Each WGS satellite provides more communication capability than the entire Defense Satellite Communications System (DSCS) constellation and has been eagerly anticipated by Navy forces in the Pacific theater. Follow-on WGS-2 and WGS-3 will provide improved communications capability in the Indian Ocean and Atlantic.
The WGS program augments, and will eventually replace, the existing DSCS which provides super high frequency (SHF) wideband communications. The reconfigurable antennas on WGS satellites will enhance fleet operations by increasing the commander's ability to tailor coverage areas to match operational scenarios.
Navy carrier and expeditionary strike groups will use WGS to provide high-capacity connectivity between ships and into the terrestrial portion of the Defense Information Systems Network (DISN). Ships operating in the Western Pacific will have the first opportunity to use these new satellites. USS Fitzgerald (DDG 62) was the first ship to access WGS-1 during its recent transition to operational status.
The WGS satellites are key elements of a system that is expected to provide a significant increase in global communications capabilities for the fleet. These satellites provide communication capacity, connectivity and flexibility for Navy forces afloat and ashore.
The WGS constellation will maintain interoperability with existing and programmed X-band and Ka-band satellite terminals. WGS supports the Navy's warfighting information exchange requirements, enabling execution of tactical command, control, communications, computers, intelligence, surveillance and reconnaissance (C4ISR); battle management; and combat support information.
WGS also augments the current Ka-band Global Broadcast Service (on UHF follow-on satellites) by providing additional information broadcast capabilities.

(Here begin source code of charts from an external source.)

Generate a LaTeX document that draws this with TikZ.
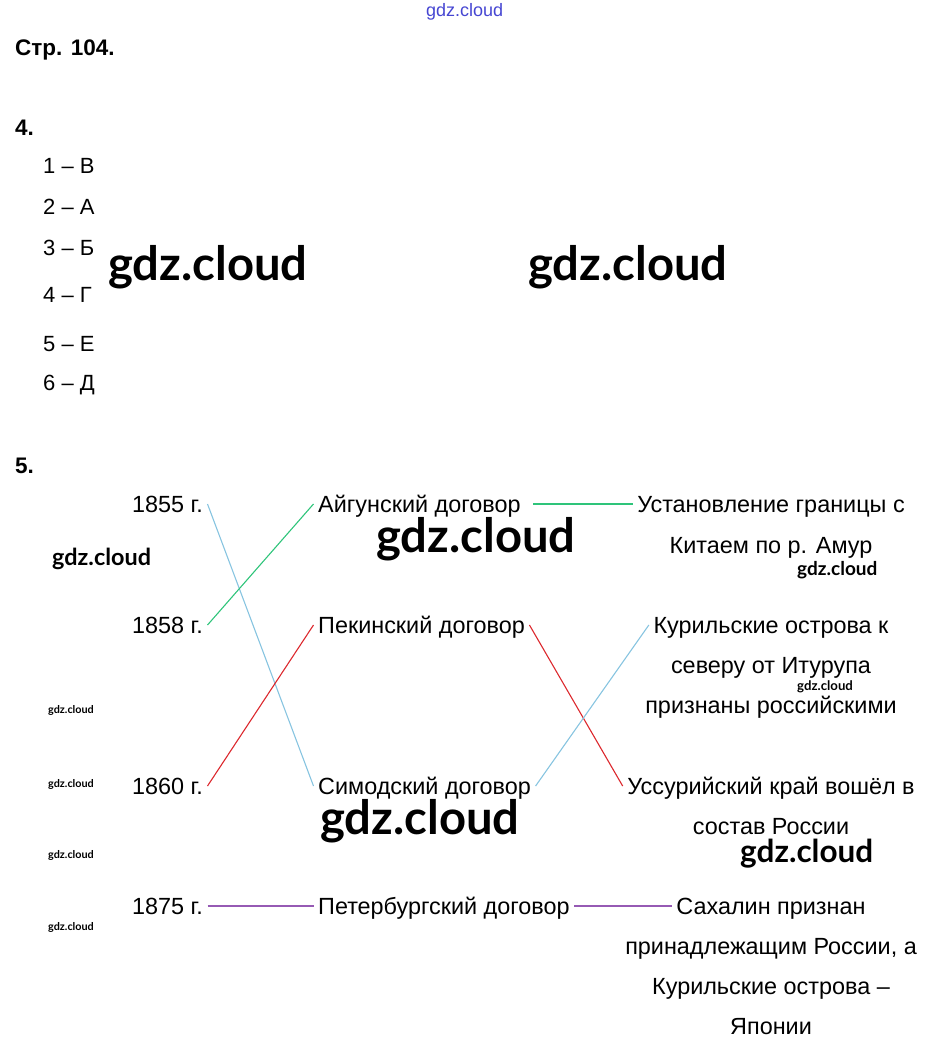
\documentclass[tikz,border=0pt]{standalone}
\usepackage{fontspec}
\setmainfont{Liberation Sans}
\newfontfamily\latofont{Lato}
\definecolor{cgreen}{RGB}{46,196,122}
\definecolor{cblue}{RGB}{135,196,224}
\definecolor{cred}{RGB}{220,40,45}
\definecolor{cpurple}{RGB}{150,90,180}
\definecolor{wmblue}{RGB}{70,70,210}
\tikzset{
  txt/.style={inner xsep=4.5pt, inner ysep=0pt, text height=16.75pt, text depth=0pt,
    font=\fontsize{23.4}{23.4}\selectfont},
  head/.style={inner sep=0pt, anchor=west, text height=16.1pt, text depth=0pt,
    font=\fontsize{22.5}{22.5}\selectfont\bfseries},
  item/.style={inner sep=0pt, anchor=west, text height=15.75pt, text depth=0pt,
    font=\fontsize{22}{22}\selectfont},
  wm/.style={inner sep=0pt, anchor=base west, font=\latofont\bfseries\fontsize{#1}{#1}\selectfont},
  wmtop/.style={inner sep=0pt, anchor=base west, text=wmblue, font=\fontsize{18}{18}\selectfont},
  conn/.style={line width=1.1pt}
}
\begin{document}
\begin{tikzpicture}[x=1pt,y=-1pt]
\useasboundingbox (0,0) rectangle (928,1048);
% watermark at top
\node[wmtop] (wm0) at (426,17) {gdz.cloud};
% headings
\node[head] (h1) at (15,47) {Стр. 104.};
\node[head] (h4) at (15,127) {4.};
\node[head] (h5) at (15,465) {5.};
% list
\node[item] (l1) at (43,166) {1 – В};
\node[item] (l2) at (43,207) {2 – А};
\node[item] (l3) at (43,248) {3 – Б};
\node[item] (l4) at (43,295) {4 – Г};
\node[item] (l5) at (43,344) {5 – Е};
\node[item] (l6) at (43,383) {6 – Д};
% years
\node[txt, anchor=east] (y1855) at (207.5,504) {1855 г.};
\node[txt, anchor=east] (y1858) at (207.5,625) {1858 г.};
\node[txt, anchor=east] (y1860) at (207.5,786) {1860 г.};
\node[txt, anchor=east] (y1875) at (207.5,906) {1875 г.};
% treaties
\node[txt, anchor=west] (t1) at (313.5,504) {Айгунский договор};
\node[txt, anchor=west] (t2) at (313.5,625) {Пекинский договор};
\node[txt, anchor=west] (t3) at (313.5,786) {Симодский договор};
\node[txt, anchor=west] (t4) at (313.5,906) {Петербургский договор};
% results
\node[txt] (r1a) at (771,504) {Установление границы с};
\node[txt] (r1b) at (771,545) {Китаем по р. Амур};
\node[txt] (r2a) at (771,625) {Курильские острова к};
\node[txt] (r2b) at (771,665) {северу от Итурупа};
\node[txt] (r2c) at (771,705) {признаны российскими};
\node[txt] (r3a) at (771,786) {Уссурийский край вошёл в};
\node[txt] (r3b) at (771,826) {состав России};
\node[txt] (r4a) at (771,906) {Сахалин признан};
\node[txt] (r4b) at (771,946) {принадлежащим России, а};
\node[txt] (r4c) at (771,986) {Курильские острова –};
\node[txt] (r4d) at (771,1026) {Японии};
% connectors
\draw[conn, cblue] (y1855.east) -- (t3.west);
\draw[conn, cgreen] (y1858.east) -- (t1.west);
\draw[conn, cred] (y1860.east) -- (t2.west);
\draw[conn, cgreen] ([xshift=8pt]t1.east) -- (r1a.west);
\draw[conn, cred] (t2.east) -- (r3a.west);
\draw[conn, cblue] (t3.east) -- (r2a.west);
\draw[conn, cpurple] (y1875.east) -- (t4.west);
\draw[conn, cpurple] (t4.east) -- (r4a.west);
% watermarks
\node[wm=47.2] (wm1) at (108,280) {gdz.cloud};
\node[wm=47.2] (wm2) at (528,280) {gdz.cloud};
\node[wm=47.2] (wm3) at (376,552) {gdz.cloud};
\node[wm=47.2] (wm4) at (320,834) {gdz.cloud};
\node[wm=31.5] (wm5) at (740,862) {gdz.cloud};
\node[wm=23.4] (wm6) at (52,565) {gdz.cloud};
\node[wm=19] (wm7) at (797,575) {gdz.cloud};
\node[wm=13.2] (wm8) at (797,690) {gdz.cloud};
\node[wm=10.8] (wm9) at (48,713) {gdz.cloud};
\node[wm=10.8] (wm10) at (48,787) {gdz.cloud};
\node[wm=10.8] (wm11) at (48,858) {gdz.cloud};
\node[wm=10.8] (wm12) at (48,930) {gdz.cloud};
\end{tikzpicture}
\end{document}
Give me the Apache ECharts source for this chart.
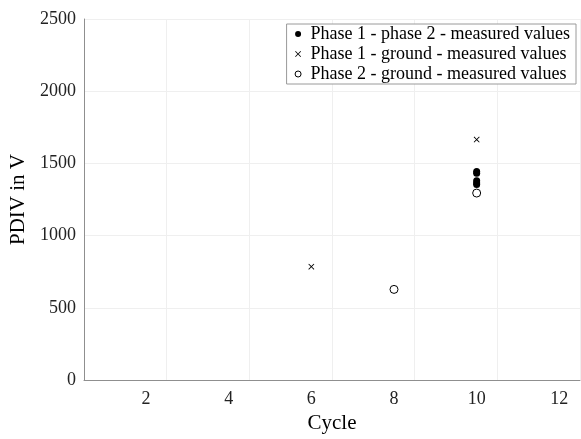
<!DOCTYPE html>
<html>
<head>
<meta charset="utf-8">
<script src="https://cdn.jsdelivr.net/npm/echarts@6/dist/echarts.min.js"></script>
<style>html,body{margin:0;padding:0;background:#fff;}#c{width:581px;height:439px;}</style>
</head>
<body>
<div id="c"></div>
<script>
const seriesNames = ['Phase 1 - phase 2 - measured values', 'Phase 1 - ground - measured values', 'Phase 2 - ground - measured values'];
const p12Cycle = [10, 10, 10, 10, 10];
const p12Volt = [1445, 1432, 1380, 1365, 1355];
const p1gCycle = [6, 10];
const p1gVolt = [785, 1665];
const p2gCycle = [8, 10];
const p2gVolt = [628, 1295];
const xTicks = [2, 4, 6, 8, 10, 12];
const yTicks = [0, 500, 1000, 1500, 2000, 2500];

const FONT = 'Liberation Serif';
const pair = (xs, ys) => xs.map((x, i) => [x, ys[i]]);
const crossPath = 'path://M0,1 L1,0 L5,4 L9,0 L10,1 L6,5 L10,9 L9,10 L5,6 L1,10 L0,9 L4,5 Z';

const chart = echarts.init(document.getElementById('c'), null, {renderer: 'canvas'});
chart.setOption({
  animation: false,
  backgroundColor: '#fff',
  grid: {left: 84, right: 1, top: 19, bottom: 54, containLabel: false},
  legend: {
    orient: 'vertical', right: 5, top: 24,
    padding: [1, 6, 1, 8],
    itemGap: 2, itemWidth: 7, itemHeight: 6,
    borderColor: '#9a9a9a', borderWidth: 1, backgroundColor: '#fff',
    textStyle: {fontFamily: FONT, fontSize: 18, color: '#000', padding: [0, 0, 0, 4]},
    data: [
      {name: seriesNames[0], icon: 'circle', itemStyle: {color: '#000'}},
      {name: seriesNames[1], icon: crossPath, itemStyle: {color: '#000'}},
      {name: seriesNames[2], icon: 'circle', itemStyle: {color: '#fff', borderColor: '#000', borderWidth: 1}}
    ]
  },
  xAxis: {
    type: 'value', min: 0.5, max: 12.5, interval: 2,
    name: 'Cycle', nameLocation: 'middle', nameGap: 32,
    nameTextStyle: {fontFamily: FONT, fontSize: 21, color: '#000'},
    axisLine: {lineStyle: {color: '#8f8f8f'}},
    axisTick: {show: false},
    axisLabel: {fontFamily: FONT, fontSize: 18, color: '#222', margin: 10,
      customValues: xTicks},
    splitLine: {show: true, lineStyle: {color: '#efefef'}},
    customValues: xTicks
  },
  yAxis: {
    type: 'value', min: 0, max: 2500, interval: 500,
    name: 'PDIV in V', nameLocation: 'middle', nameGap: 43,
    nameTextStyle: {fontFamily: FONT, fontSize: 21, color: '#000'},
    axisLine: {show: true, lineStyle: {color: '#8f8f8f'}},
    axisTick: {show: false},
    axisLabel: {fontFamily: FONT, fontSize: 18, color: '#222', margin: 8,
      formatter: v => String(v)},
    splitLine: {show: true, lineStyle: {color: '#efefef'}}
  },
  series: [
    {name: seriesNames[0], type: 'scatter', symbol: 'circle', symbolSize: 7,
      itemStyle: {color: '#000', opacity: 1}, data: pair(p12Cycle, p12Volt)},
    {name: seriesNames[1], type: 'scatter', symbol: crossPath, symbolSize: 6,
      itemStyle: {color: '#000', opacity: 1}, data: pair(p1gCycle, p1gVolt)},
    {name: seriesNames[2], type: 'scatter', symbol: 'circle', symbolSize: 8,
      itemStyle: {color: '#fff', borderColor: '#000', borderWidth: 1, opacity: 1}, data: pair(p2gCycle, p2gVolt)}
  ]
});
</script>
</body>
</html>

"We'll be closely monitoring the transition to WGS to ensure we are using it to its fullest capacity and are eagerly awaiting WGS-2, WGS-3 and the rest of the Wideband Global System constellation," Johnson said.
NETWARCOM is the Navy's type commander for networks, information operations, space and intelligence, and the central operational authority responsible for providing ready information professional, information warfare and intelligence forces.